Pratt Manhattan Gallery will present “Crossing Disciplines – Art/Architecture/Technology,” a free public panel discussion in conjunction with the gallery’s “Envelopes” exhibition at 6 p.m. on Tuesday, May 4 in Lecture Hall 213 at 144 West 14th Street. Susan S. Szenasy, editor in chief, Metropolis magazine, will moderate a panel with “Envelopes” exhibitors Mary Ellen Carroll and Jason Kelly Johnson (future-cities-lab.net) and New York artist, architect, and designer Allan Wexler that explores the possibilities of combining disciplines and collaborating with professionals from multiple practices.

Pratt Manhattan Gallery’s “Envelopes” is on view now through May 5, 2010. The exhibition explores new and sustainable potentials of the architectural surface in terms of the skin of a building and also as a sensorial space that envelops the body and features full-scale, interactive models accompanied by architectural renderings in the form of drawings and computer animations, and documentation of the process of investigation into these models from eight international firms and designers.

The exhibition is guest-curated by Christopher Hight, an associate professor at Rice University’s School of Architecture. Participating architects and architecture firms include: !ndie architecture; Future Cities Lab; HouMinn Practice; Mary Ellen Carroll-MEC design studios; Michael U. Hensel and Defne Sunguroglu Hensel, OCEAN Design Research Association; Philippe Rahm; servo; and Weathers.

Moderator Biography:
Susan S. Szenasy is editor in chief of Metropolis magazine, the award-winning New York City-based magazine of architecture, culture, and design. Since 1986 she has lead the magazine through 24 years of landmark design journalism, achieving international recognition and winning numerous awards. Believing that design and architecture are humanist activities, Szenasy is committed to education. She is a frequent lecturer and panel moderator on broad-ranging design topics and the leader behind Metropolis’s various design conferences. As a longtime professor of design ethics at New York’s Parsons The New School for Design she has worked to instill the values of responsible sustainability in the next generation.

Panelist Biographies:
Mary Ellen Carroll is a conceptual artist living and working in Houston, Texas, and New York City. She is the recipient of numerous grants and honors including a Guggenheim Fellowship, a Rockefeller Fellowship, a MacDowell Colony Fellowship, and a Pollack-Krasner Award. Her work has been exhibited at the Whitney Museum of American Art, New York; the Institute of Contemporary Arts, London; Museum für Völkerkunde, Munich; and The Museum of Modern Art, Vienna. A monograph of her work will be published this spring by steidlMACK. Carroll teaches architecture at Rice University and in fall 2010 will realize in Houston the project prototype 180, a work of art that will make architecture performative by inverting an acre of land and the domestic structure by 180 degrees. She developed the project with Kevin Topek of Permaculture Design, LLC; and Carlise Vandervoort.

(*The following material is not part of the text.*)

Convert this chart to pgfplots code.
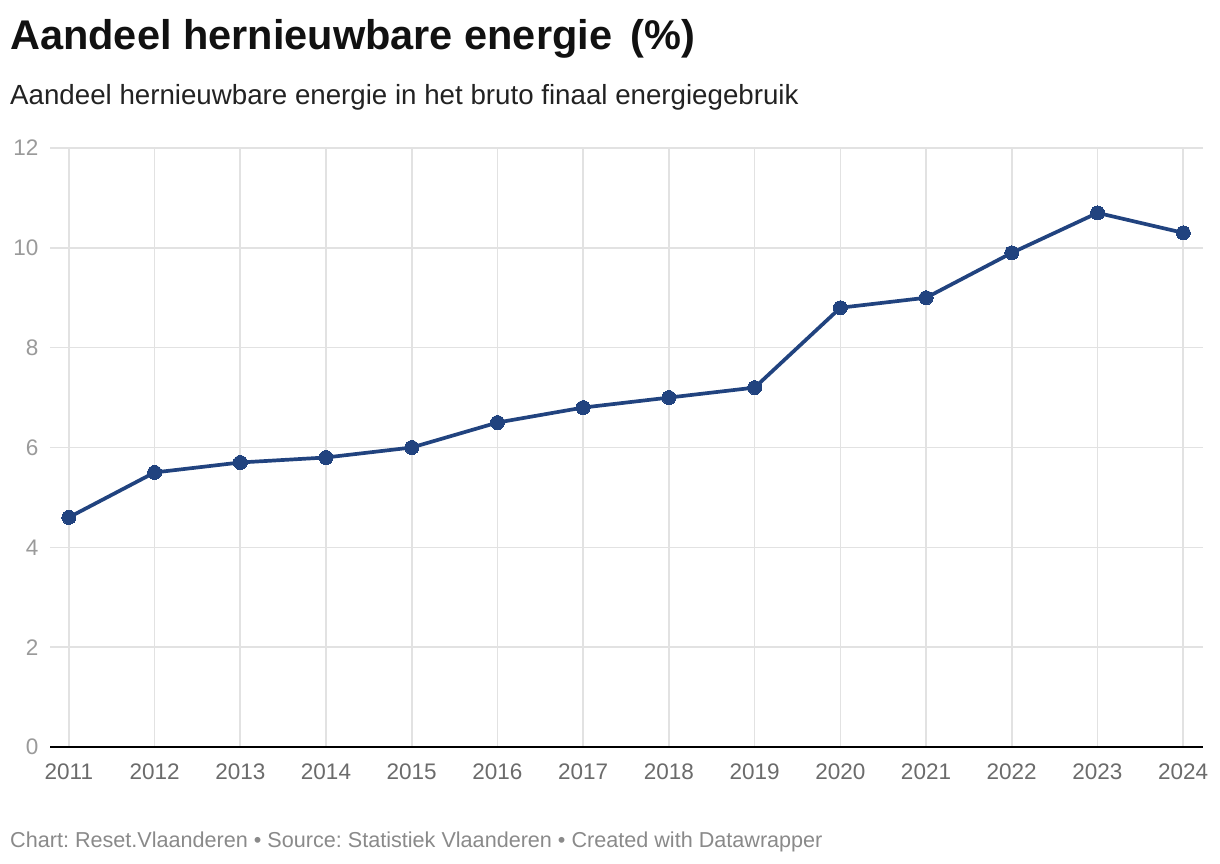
\documentclass[border=0pt]{standalone}
\usepackage{fontspec}
\setmainfont{Liberation Sans}
\usepackage{pgfplots}
\pgfplotsset{compat=1.18}
\definecolor{lineblue}{HTML}{21437F}
\definecolor{gridgray}{HTML}{E2E2E2}
\definecolor{ylab}{HTML}{9A9A9A}
\definecolor{xlab}{HTML}{6B6B6B}
\definecolor{foot}{HTML}{8A8A8A}
\definecolor{titlec}{HTML}{111111}
\definecolor{subc}{HTML}{222222}
\frenchspacing
\begin{document}
\begin{tikzpicture}
\path[use as bounding box, fill=white] (0pt,0pt) rectangle (1220pt,864pt);
\node[anchor=base west, inner sep=0, text=titlec, font=\fontsize{41.5}{46}\selectfont\bfseries] at (10pt,814pt) {Aandeel hernieuwbare energie\hspace{0.45em}(\%)};
\node[anchor=base west, inner sep=0, text=subc, font=\fontsize{27.7}{32}\selectfont] at (10pt,759pt) {Aandeel hernieuwbare energie in het bruto finaal energiegebruik};
\node[anchor=base west, inner sep=0, text=foot, font=\fontsize{21.6}{24}\selectfont] at (10pt,16pt) {Chart: Reset.Vlaanderen • Source: Statistiek Vlaanderen • Created with Datawrapper};
\begin{axis}[
  at={(50pt,117pt)}, anchor=south west,
  scale only axis, width=1153pt, height=599pt,
  xmin=2010.78, xmax=2024.23, ymin=0, ymax=12,
  xtick={2011,2012,...,2024}, ytick={0,2,...,12},
  axis line style={draw=none},
  major tick length=0pt,
  grid=major,
  grid style={gridgray, line width=1.6pt},
  /pgf/number format/assume math mode=true,
  xticklabel style={/pgf/number format/1000 sep={}, text=xlab, font=\fontsize{22.5}{24}\selectfont, yshift=-13pt},
  yticklabel style={text=ylab, font=\fontsize{22.5}{24}\selectfont, xshift=-8pt},
  extra y ticks={0},
  extra y tick labels={},
  extra y tick style={grid style={black, line width=2.6pt}},
  clip=false,
]
\addplot[lineblue, line width=3.7pt, mark=*, mark size=7pt, mark options={fill=lineblue, draw=lineblue, line width=0pt}] coordinates {
(2011,4.6) (2012,5.5) (2013,5.7) (2014,5.8) (2015,6.0) (2016,6.5) (2017,6.8)
(2018,7.0) (2019,7.2) (2020,8.8) (2021,9.0) (2022,9.9) (2023,10.7) (2024,10.3)
};
\end{axis}
\end{tikzpicture}
\end{document}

Jason Kelly Johnson (future-cities-lab.net) along with Nataly Gattegno are founding design partners of Future Cities Lab, an experimental design and research office based in San Francisco that has collaborated on a range of award-winning projects exploring the intersections of architecture with advanced fabrication technologies, responsive building systems, and urban space. Gattegno and Johnson were the 2008-09 Muschenheim and Oberdick Fellows at the University of Michigan Taubman College of Architecture and Urban Planning; the 2009 New York Prize Fellows at the Van Alen Institute, New York; and exhibited work at the 2009 Hong Kong and Shenzhen Bi-city Biennale of UrbanismArchitecture. They teach at California College of the Arts and the University of California, Berkeley, and lead workshops as part of the Architectural Association Global Summer Program and Hydra-Cities Lab in Athens, Greece.

Allan Wexler is an architect, designer, and visual artist who began to question the perceived divide between disciplines in the late 1960s. His work examines art’s place and purpose and explores human activity and the built environment by isolating, elevating, and monumentalizing our daily rituals. Wexler has exhibited his work at the Hudson River Park, NYC; Contemporary Arts Center, Cincinnati; Long Island Rail Road terminal, Brooklyn. He is represented by Ronald Feldman Gallery, New York.

“Envelopes” is made possible by an award from the National Endowment for the Arts and with public funds from the New York State Council on the Arts, a state agency; and by the Cultural Services of the French Embassy in the United States.